**What is asked:** Within the entries below, please return exactly the lines from the one with "Generate a web" through the one with "0.0028, 0.0005, 0, 0];", leaving out any pictures.

═══ Source records

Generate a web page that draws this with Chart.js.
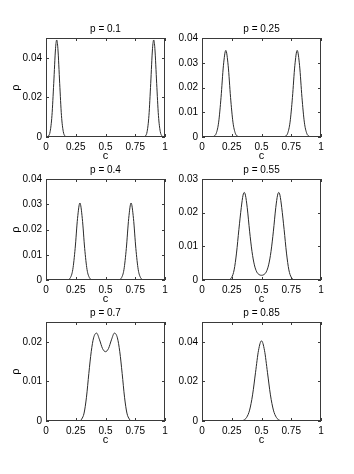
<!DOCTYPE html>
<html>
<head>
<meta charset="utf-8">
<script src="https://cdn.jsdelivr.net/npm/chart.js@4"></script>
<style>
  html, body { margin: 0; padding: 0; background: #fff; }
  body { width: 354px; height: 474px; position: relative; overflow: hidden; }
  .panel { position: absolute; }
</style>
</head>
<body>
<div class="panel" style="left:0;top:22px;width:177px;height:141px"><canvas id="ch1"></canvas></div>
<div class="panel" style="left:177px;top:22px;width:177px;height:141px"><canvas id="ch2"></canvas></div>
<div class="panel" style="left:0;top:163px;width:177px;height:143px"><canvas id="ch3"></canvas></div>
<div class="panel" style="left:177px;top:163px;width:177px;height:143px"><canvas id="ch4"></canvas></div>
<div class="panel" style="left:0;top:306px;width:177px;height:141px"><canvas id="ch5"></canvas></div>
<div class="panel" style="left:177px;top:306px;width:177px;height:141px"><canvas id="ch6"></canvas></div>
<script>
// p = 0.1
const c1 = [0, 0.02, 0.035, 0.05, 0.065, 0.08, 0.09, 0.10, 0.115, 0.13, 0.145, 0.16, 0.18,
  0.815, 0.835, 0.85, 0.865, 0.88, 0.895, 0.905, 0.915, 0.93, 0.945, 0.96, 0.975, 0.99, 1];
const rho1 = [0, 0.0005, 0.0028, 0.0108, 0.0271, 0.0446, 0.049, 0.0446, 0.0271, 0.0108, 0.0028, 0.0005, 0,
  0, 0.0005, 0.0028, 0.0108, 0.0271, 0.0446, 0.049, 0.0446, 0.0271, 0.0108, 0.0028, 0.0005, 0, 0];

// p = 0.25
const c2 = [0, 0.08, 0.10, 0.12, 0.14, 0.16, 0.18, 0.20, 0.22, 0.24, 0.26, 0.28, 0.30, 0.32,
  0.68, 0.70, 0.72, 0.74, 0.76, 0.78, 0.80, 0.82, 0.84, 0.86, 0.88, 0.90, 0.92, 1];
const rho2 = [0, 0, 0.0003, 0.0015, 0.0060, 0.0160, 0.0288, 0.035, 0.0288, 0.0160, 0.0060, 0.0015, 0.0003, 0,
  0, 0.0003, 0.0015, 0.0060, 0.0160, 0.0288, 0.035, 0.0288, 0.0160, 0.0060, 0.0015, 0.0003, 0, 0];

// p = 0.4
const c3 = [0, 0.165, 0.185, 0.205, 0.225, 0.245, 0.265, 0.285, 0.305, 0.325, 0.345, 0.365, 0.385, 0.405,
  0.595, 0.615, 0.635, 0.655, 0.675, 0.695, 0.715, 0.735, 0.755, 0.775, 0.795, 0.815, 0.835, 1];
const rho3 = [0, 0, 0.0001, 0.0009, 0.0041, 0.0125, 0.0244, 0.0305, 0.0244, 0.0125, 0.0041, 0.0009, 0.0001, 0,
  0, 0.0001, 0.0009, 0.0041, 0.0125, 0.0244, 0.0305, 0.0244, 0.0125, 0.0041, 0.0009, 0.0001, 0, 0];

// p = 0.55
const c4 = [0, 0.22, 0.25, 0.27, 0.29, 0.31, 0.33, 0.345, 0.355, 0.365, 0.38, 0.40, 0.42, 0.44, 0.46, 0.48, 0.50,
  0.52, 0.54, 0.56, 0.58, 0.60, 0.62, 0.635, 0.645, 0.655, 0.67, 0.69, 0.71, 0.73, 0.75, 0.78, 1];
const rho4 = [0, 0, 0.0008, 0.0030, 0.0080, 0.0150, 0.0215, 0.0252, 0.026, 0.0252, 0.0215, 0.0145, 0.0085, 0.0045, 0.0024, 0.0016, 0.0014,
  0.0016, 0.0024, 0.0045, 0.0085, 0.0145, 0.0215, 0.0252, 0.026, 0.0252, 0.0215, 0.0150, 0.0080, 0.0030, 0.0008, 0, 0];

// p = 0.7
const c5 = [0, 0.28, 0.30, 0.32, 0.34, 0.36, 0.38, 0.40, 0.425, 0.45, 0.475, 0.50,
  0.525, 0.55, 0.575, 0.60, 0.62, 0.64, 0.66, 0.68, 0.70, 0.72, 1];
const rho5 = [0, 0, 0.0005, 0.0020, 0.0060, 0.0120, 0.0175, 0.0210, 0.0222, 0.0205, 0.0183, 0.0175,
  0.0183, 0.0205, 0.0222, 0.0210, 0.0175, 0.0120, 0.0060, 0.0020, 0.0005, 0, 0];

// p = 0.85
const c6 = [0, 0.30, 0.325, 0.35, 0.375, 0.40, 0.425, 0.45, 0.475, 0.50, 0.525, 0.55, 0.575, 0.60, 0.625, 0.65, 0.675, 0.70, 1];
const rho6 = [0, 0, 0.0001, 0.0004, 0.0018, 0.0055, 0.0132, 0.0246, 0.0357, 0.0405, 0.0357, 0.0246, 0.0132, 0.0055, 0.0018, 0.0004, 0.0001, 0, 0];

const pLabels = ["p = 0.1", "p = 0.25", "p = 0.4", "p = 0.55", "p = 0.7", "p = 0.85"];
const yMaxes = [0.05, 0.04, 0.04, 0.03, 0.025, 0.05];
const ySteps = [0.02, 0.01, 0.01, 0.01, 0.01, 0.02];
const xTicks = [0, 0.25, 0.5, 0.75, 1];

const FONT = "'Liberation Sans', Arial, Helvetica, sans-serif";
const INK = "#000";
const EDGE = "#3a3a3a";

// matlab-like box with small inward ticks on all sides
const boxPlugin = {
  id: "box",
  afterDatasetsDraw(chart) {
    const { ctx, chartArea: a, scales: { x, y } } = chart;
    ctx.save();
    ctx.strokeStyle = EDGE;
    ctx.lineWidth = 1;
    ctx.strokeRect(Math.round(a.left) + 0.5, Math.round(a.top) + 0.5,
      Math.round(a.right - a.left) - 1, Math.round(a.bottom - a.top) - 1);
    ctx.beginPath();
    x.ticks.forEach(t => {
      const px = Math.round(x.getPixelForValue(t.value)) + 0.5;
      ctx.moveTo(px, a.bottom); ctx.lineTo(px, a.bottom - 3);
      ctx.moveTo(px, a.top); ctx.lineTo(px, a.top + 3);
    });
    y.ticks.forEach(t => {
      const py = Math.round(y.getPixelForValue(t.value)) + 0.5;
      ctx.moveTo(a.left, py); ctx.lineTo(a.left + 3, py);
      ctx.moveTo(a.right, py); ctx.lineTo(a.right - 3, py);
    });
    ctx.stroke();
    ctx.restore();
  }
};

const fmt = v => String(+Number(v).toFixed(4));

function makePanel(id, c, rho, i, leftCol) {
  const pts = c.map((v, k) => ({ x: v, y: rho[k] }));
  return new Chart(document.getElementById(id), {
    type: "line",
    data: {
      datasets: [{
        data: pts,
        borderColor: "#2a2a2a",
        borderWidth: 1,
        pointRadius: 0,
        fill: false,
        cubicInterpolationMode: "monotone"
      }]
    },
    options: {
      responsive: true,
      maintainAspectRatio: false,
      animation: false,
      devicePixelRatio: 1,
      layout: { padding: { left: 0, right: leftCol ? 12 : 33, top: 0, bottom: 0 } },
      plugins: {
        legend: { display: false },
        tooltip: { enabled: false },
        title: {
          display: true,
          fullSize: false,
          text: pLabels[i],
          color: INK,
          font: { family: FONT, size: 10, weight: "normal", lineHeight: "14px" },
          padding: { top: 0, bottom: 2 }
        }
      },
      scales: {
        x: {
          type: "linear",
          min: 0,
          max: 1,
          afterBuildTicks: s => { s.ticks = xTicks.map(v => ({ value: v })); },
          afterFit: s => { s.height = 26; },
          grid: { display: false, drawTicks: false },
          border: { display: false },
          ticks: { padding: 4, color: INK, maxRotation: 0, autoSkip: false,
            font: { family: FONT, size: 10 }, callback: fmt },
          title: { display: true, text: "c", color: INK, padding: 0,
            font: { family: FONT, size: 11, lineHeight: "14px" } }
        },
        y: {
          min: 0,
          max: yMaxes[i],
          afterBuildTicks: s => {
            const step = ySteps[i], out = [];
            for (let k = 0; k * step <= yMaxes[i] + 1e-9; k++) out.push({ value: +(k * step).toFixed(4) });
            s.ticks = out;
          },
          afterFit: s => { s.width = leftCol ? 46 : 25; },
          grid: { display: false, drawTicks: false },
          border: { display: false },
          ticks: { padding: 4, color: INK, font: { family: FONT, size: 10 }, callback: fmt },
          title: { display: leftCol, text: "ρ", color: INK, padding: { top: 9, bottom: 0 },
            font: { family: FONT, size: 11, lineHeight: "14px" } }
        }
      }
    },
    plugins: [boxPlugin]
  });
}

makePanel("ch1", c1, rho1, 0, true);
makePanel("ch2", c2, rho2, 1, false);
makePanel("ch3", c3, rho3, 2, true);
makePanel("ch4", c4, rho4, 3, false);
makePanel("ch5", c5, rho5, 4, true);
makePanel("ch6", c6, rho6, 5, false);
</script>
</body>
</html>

══════
═══ Source records

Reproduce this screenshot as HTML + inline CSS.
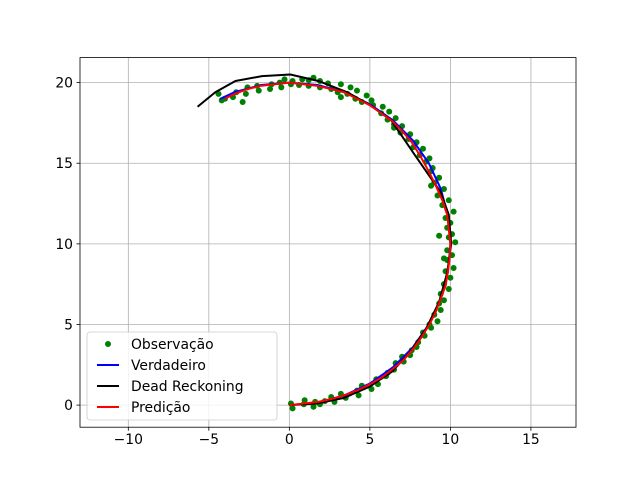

══════

**Solved problem:**
Generate a web page that draws this with Chart.js.
<!DOCTYPE html>
<html>
<head>
<meta charset="utf-8">
<script src="https://cdn.jsdelivr.net/npm/chart.js@4"></script>
<style>
  html, body { margin: 0; padding: 0; background: #fff; }
  body { width: 354px; height: 474px; position: relative; overflow: hidden; }
  .panel { position: absolute; }
</style>
</head>
<body>
<div class="panel" style="left:0;top:22px;width:177px;height:141px"><canvas id="ch1"></canvas></div>
<div class="panel" style="left:177px;top:22px;width:177px;height:141px"><canvas id="ch2"></canvas></div>
<div class="panel" style="left:0;top:163px;width:177px;height:143px"><canvas id="ch3"></canvas></div>
<div class="panel" style="left:177px;top:163px;width:177px;height:143px"><canvas id="ch4"></canvas></div>
<div class="panel" style="left:0;top:306px;width:177px;height:141px"><canvas id="ch5"></canvas></div>
<div class="panel" style="left:177px;top:306px;width:177px;height:141px"><canvas id="ch6"></canvas></div>
<script>
// p = 0.1
const c1 = [0, 0.02, 0.035, 0.05, 0.065, 0.08, 0.09, 0.10, 0.115, 0.13, 0.145, 0.16, 0.18,
  0.815, 0.835, 0.85, 0.865, 0.88, 0.895, 0.905, 0.915, 0.93, 0.945, 0.96, 0.975, 0.99, 1];
const rho1 = [0, 0.0005, 0.0028, 0.0108, 0.0271, 0.0446, 0.049, 0.0446, 0.0271, 0.0108, 0.0028, 0.0005, 0,
  0, 0.0005, 0.0028, 0.0108, 0.0271, 0.0446, 0.049, 0.0446, 0.0271, 0.0108, 0.0028, 0.0005, 0, 0];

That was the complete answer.